Section 1 of the act made it an offence to knowingly sell or hire a crossbow (or part of a crossbow) to a person under the age of seventeen; section 2 created the converse offence of buying or hiring a crossbow whilst underage.

Section 3 made it an offence for someone under the age of seventeen to possess a functioning crossbow, or of sufficient parts to make a functioning crossbow, unless under the supervision of an adult. Section 4 gave a police constable the power to search someone or their vehicle, if they suspected an offence was being committed under section 3; to detain someone for the purpose of this search; and to confiscate any crossbow or part of a crossbow which was found.

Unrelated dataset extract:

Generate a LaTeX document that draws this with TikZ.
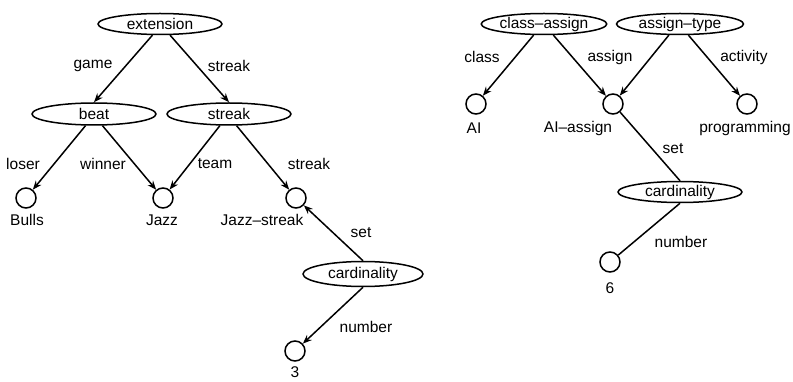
\documentclass[tikz,border=0pt]{standalone}
\usepackage{fontspec}
\setmainfont{Liberation Sans}
\usetikzlibrary{shapes.geometric,arrows.meta}
\begin{document}
\begin{tikzpicture}[x=1pt,y=-1pt,
  every node/.style={font=\fontsize{15.5}{18}\selectfont},
  oval/.style={draw,ellipse,line width=1.5pt,minimum width=124pt,minimum height=21pt,inner sep=0pt},
  val/.style={draw,circle,line width=1.5pt,minimum size=20pt,inner sep=0pt},
  lab/.style={inner sep=0pt},
  link/.style={line width=1.5pt},
  arr/.style={link,-{Stealth[length=9pt,width=7pt,inset=3pt]}}]
\useasboundingbox (0,0) rectangle (793,382);
% left graph
\node[oval] (ext) at (160,24) {extension};
\node[oval,minimum height=22pt] (beat) at (94,114) {beat};
\node[oval,minimum height=22pt] (stk) at (229,114) {streak};
\node[val] (bulls) at (26,198) {};
\node[val] (jazz) at (163,198) {};
\node[val] (js) at (296,198) {};
\node[oval,minimum width=120pt,minimum height=25pt] (card) at (363,274) {cardinality};
\node[val] (three) at (295,351) {};
\node[lab] (lbulls) at (27,220) {Bulls};
\node[lab] (ljazz) at (162,220) {Jazz};
\node[lab] (ljs) at (262,220) {Jazz--streak};
\node[lab] (lthree) at (295,372) {3};
\draw[arr] (ext.236) -- (beat.north);
\draw[arr] (ext.312) -- (stk.north);
\draw[arr] (beat.234) -- (bulls);
\draw[arr] (beat.306) -- (jazz);
\draw[arr] (stk.232) -- (jazz);
\draw[arr] (stk.303) -- (js);
\draw[arr] (card.north) -- (js);
\draw[arr] (card.south) -- (three);
\node[lab] (lgame) at (93,66) {game};
\node[lab] (lstreak1) at (229,66) {streak};
\node[lab] (lloser) at (23,164) {loser};
\node[lab] (lwinner) at (103,164) {winner};
\node[lab] (lteam) at (215,164) {team};
\node[lab] (lstreak2) at (309,164) {streak};
\node[lab] (lset1) at (361,233) {set};
\node[lab] (lnum1) at (366,327) {number};
% right graph
\node[oval] (ca) at (544,24) {class--assign};
\node[oval,minimum width=127pt] (at) at (680,24) {assign--type};
\node[val] (ai) at (476,104) {};
\node[val] (aia) at (613,104) {};
\node[val] (prog) at (747,104) {};
\node[oval] (card2) at (680,192) {cardinality};
\node[val] (six) at (610,262) {};
\node[lab] (lai) at (474,128) {AI};
\node[lab] (laia) at (578,128) {AI--assign};
\node[lab] (lprog) at (745,128) {programming};
\node[lab] (lsix) at (610,288) {6};
\draw[arr] (ca.227) -- (ai);
\draw[arr] (ca.310) -- (aia);
\draw[arr] (at.225) -- (aia);
\draw[arr] (at.307) -- (prog);
\draw[link] (aia) -- (card2.north);
\draw[link] (card2.south) -- (six);
\node[lab] (lclass) at (482,57) {class};
\node[lab] (lassign) at (610,57) {assign};
\node[lab] (lact) at (744,57) {activity};
\node[lab] (lset2) at (673,149) {set};
\node[lab] (lnum2) at (681,242) {number};
\end{tikzpicture}
\end{document}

A person guilty of an offence under section 1 was liable for up to six months imprisonment or a fine up to level five on the standard scale; a person guilty of an offence under sections 2 or 3 was liable for a fine of up to level three on the standard scale. On conviction, the court could order any crossbow or components involved to be forfeited or destroyed.

The act explicitly does not apply to crossbows with a draw weight of less than 1.4 kgf.

==Amendments==

Section 44 of the Violent Crime Reduction Act 2006 amended the act, raising the minimum age for possession from seventeen to eighteen; in Scotland, the same change was implemented by Section 62 of the Custodial Sentences and Weapons (Scotland) Act 2007.